International Business Explained:
International Business is a term used to describe all commercial transactions (investments, sales, private and governmental transactions, transportation and logistics) that take place between two or more nations or two or more business that operate in different countries.
Typically in International Business, corporations or private companies will undertake deals or conduct transactions for profit, while governments undertake such business objectives for political purposes.
International Business is a broad term, which refers to all business activities that involve cross border transactions of services, goods, and resources between two or more nations.
The transaction of economic resources in International Business include the transfer of capital, skills, assets, people etc. for the international production of tangible goods and services. Typically these transactions are conducted for construction, finance, banking, or insurance purposes.
Companies that engage in International business are referred to international corporations or multinational enterprises. These companies engage in a worldwide approach to market and produce goods in multiple nations. Examples of such companies include McDonalds, Yum Foods, Toyota, the Ford Motor Company, and Samsung.
International Business Law Explained
International Business law is the scope and practice of law in the global business market. International Business law includes a direct focus on economics and the law in relation to international commercial transactions, licensing procedures, tariffs and taxes, and other intricacies which are used to regulate international transactions between government entities or multinational enterprises.
International law varies between jurisdictions; the premise elaborates basic business law concepts by expanding them to an international field.
International law is typically related to trade or commerce that takes place between two nations or two companies that operate in separate countries. The laws of different jurisdictions will come into play in each transaction; an analysis of such laws for each jurisdiction must be observed and understood by the engaging parties prior to the affirmation of the business deal.
The foundation of international business law is rooted in trade agreements and the laws which regulate such transactions. Two or more countries, who join together for a specific trade agreement, must meet the specific regulations instituted by each practicing nation’s interpretation of international business law.
In addition to trade agreements, international business law will administer, regulate and subsequently deliver licenses. These licenses are needed to either conduct business in a foreign nation or are required to partake in a transaction for a specific good or service. Additionally, licensing requirements will also encompass various intellectual property or tangible property that is being exchanged between two parties.

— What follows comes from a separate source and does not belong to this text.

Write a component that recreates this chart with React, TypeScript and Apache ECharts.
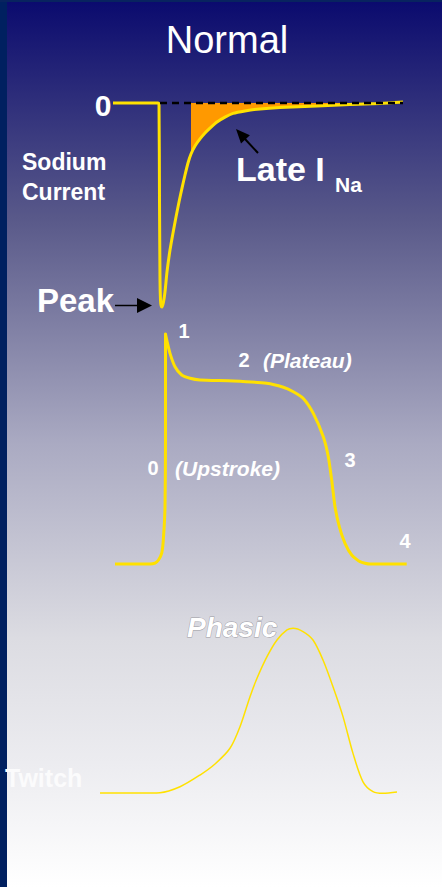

For instance, a company operating in one country may develop a specific form of intellectual property; this company may then produce their product in another country, or may license other companies the right to produce the product. As each transaction or agreement is negotiated, the licensing rights and the exchange of property are the fundamental aspects of international business law and the primary focus of the commercial transaction.
Tariffs, taxes, and other mechanisms which surround a business transaction will vary by jurisdiction. Typically, there are basic provisions for a country that may be modified by trade agreements among different nations; these issues must be considered when a party negotiates each transaction.